The first is in the form of a corollary: Let's call it the Temporary Peter Principle. With the regular Peter Principle, it's assumed that those to whom it's applied are hopeless; they've been promoted to their level of incompetence, after all. But what it they're not actually incompetent? What if they were simply never told how to do the job they've been promoted to?

Think about it: When does the Peter Principle always reveal itself? After a promotion -- and most promotions involve a change in responsibilities. Being good at preparing taxes may get you promoted to manager, but it doesn't mean you know anything about managing other tax preparers. Similarly, running a successful tax department doesn't mean you know anything about running an entire firm. The skill sets are very different, which is also true among your business clients, where the skills involved in, say, cooking a delicious meal or manufacturing an outstanding widget are not the same as those involved in running a restaurant or building a business that sells widgets. (That many of those business owners are self-promoted doesn't change the gap between the skill sets.)

The fact is that most people who rise to a new position are at least momentarily incompetent. The Temporary Peter Principle kicks in, until they're trained in their new responsibilities or (and this is much more common) until they figure it all out on their own. My suspicion is that a great many people who've been tarred with the Peter Principle are actually only cases of the Temporary Peter Principle who never got the outside help they needed.

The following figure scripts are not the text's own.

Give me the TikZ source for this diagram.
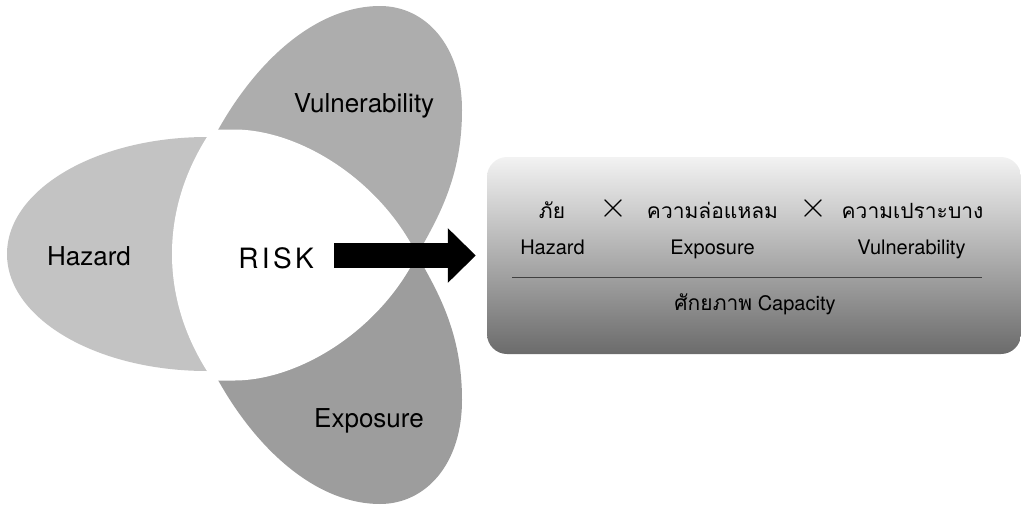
\documentclass[tikz,border=0pt]{standalone}
\usepackage{fontspec}
\usepackage{tikz}
\setmainfont{TeX Gyre Heros}
\newfontfamily\thaifont[Script=Thai]{Loma}
\usetikzlibrary{arrows.meta}
\definecolor{hazgray}{HTML}{C3C3C3}
\definecolor{vulgray}{HTML}{ADADAD}
\definecolor{expgray}{HTML}{9D9D9D}

\begin{document}
\begin{tikzpicture}[x=1pt, y=-1pt,
  lbl/.style={font=\fontsize{26}{28}\selectfont, inner sep=0pt, anchor=base},
  risklbl/.style={font=\fontsize{28}{30}\selectfont\addfontfeatures{LetterSpace=12}, inner sep=0pt, anchor=base},
  eng/.style={font=\fontsize{20}{22}\selectfont, inner sep=0pt, anchor=base},
  thai/.style={font=\fontsize{21}{24}\selectfont\thaifont, inner sep=0pt, anchor=base},
  cross/.style={font=\fontsize{14}{14}\selectfont, inner sep=0pt, scale=2.5},
  panel/.style={rounded corners=20pt, minimum width=534pt, minimum height=197pt,
    top color=black!5, middle color=black!16, bottom color=black!58, inner sep=0pt},
  bigarrow/.style={line width=25pt, -{Triangle[length=28pt, width=53pt]}}]
\useasboundingbox (0,0) rectangle (1021,506);

\fill[hazgray] (207,137) .. controls (96.5,137) and (7,189.4) .. (7,254)
  .. controls (7,318.6) and (96.5,371) .. (207,371) -- cycle;
\fill[vulgray] (417,255) .. controls (440,215) and (462,175) .. (462,110)
  .. controls (462,45) and (425,6) .. (380,6)
  .. controls (320,6) and (260,55) .. (218,130) -- cycle;
\fill[expgray] (417,255) .. controls (440,295) and (462,335) .. (462,400)
  .. controls (462,465) and (425,504) .. (380,504)
  .. controls (320,504) and (260,455) .. (218,380) -- cycle;
\fill[white] (417,255) .. controls (380,180) and (300,130) .. (235,129.5) -- (210,129.5)
  -- (207,137) .. controls (183,175) and (172,215) .. (172,254)
  .. controls (172,293) and (183,333) .. (207,371) -- (210,380.5) -- (235,380.5)
  .. controls (300,380) and (380,330) .. (417,255) -- cycle;

\draw (89,265) node (haz) [lbl] {Hazard};
\draw (364,112) node (vul) [lbl] {Vulnerability};
\draw (369,427) node (expo) [lbl] {Exposure};
\draw (276,268) node (risk) [risklbl] {RISK};

\draw (754,255.5) node (box) [panel] {};
\coordinate (tail) at (334,255.5);
\draw[bigarrow] (tail) -- ([xshift=-11pt]box.west);

\draw (552,218) node (hazth) [thai] {ภัย};
\draw (613,208) node (x1) [cross] {$\times$};
\draw (712.5,218) node (expth) [thai] {ความล่อแหลม};
\draw (813,208) node (x2) [cross] {$\times$};
\draw (912.5,218) node (vulth) [thai] {ความเปราะบาง};

\draw (552.5,254) node (hazen) [eng] {Hazard};
\draw (712.5,254) node (expen) [eng] {Exposure};
\draw (911.5,254) node (vulen) [eng] {Vulnerability};

\coordinate (ruleL) at (512,277);
\coordinate (ruleR) at (982,277);
\draw[line width=1pt, black!75] (ruleL) -- (ruleR);

\draw (755,310.5) node (cap) [eng] {{\thaifont\fontsize{21}{24}\selectfont ศักยภาพ} Capacity};

\end{tikzpicture}
\end{document}
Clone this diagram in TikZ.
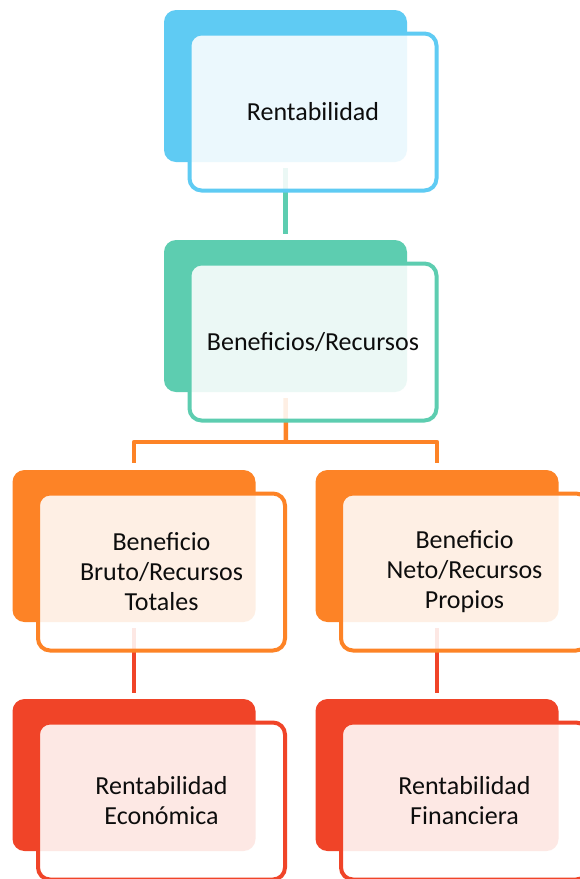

That brings us to the second amendment to the Peter Principle, which is to properly lay the blame. Who is worse: the person who has been promoted to their level of incompetence, or the person who promoted them to it? Call it the Petered Principle: For every incident of the Peter Principle, there is an equal and corresponding incident of someone being incompetent at hiring and promoting people.

The lesson, then, is two-fold. For employees, it's crucial to understand what each new position entails, and to learn which skills you must develop to perform it successfully. The assumption that you are ready to do a job simply because you have been promoted to it is a critical contributing factor in every case of the Peter Principle.

Second, organizations of all sizes need to understand the disservice they're doing to many of their employees right at the moment when they think they are doing them a great favor. Organizations that pay serious attention to promotion and training naturally have far fewer instances of the Peter Principle. Even a cursory explanation of what's expected in a new position can help, but nothing can take the place of proper training and education.

We may never be able to stamp out incompetence, but we may be able to make it a lot less common.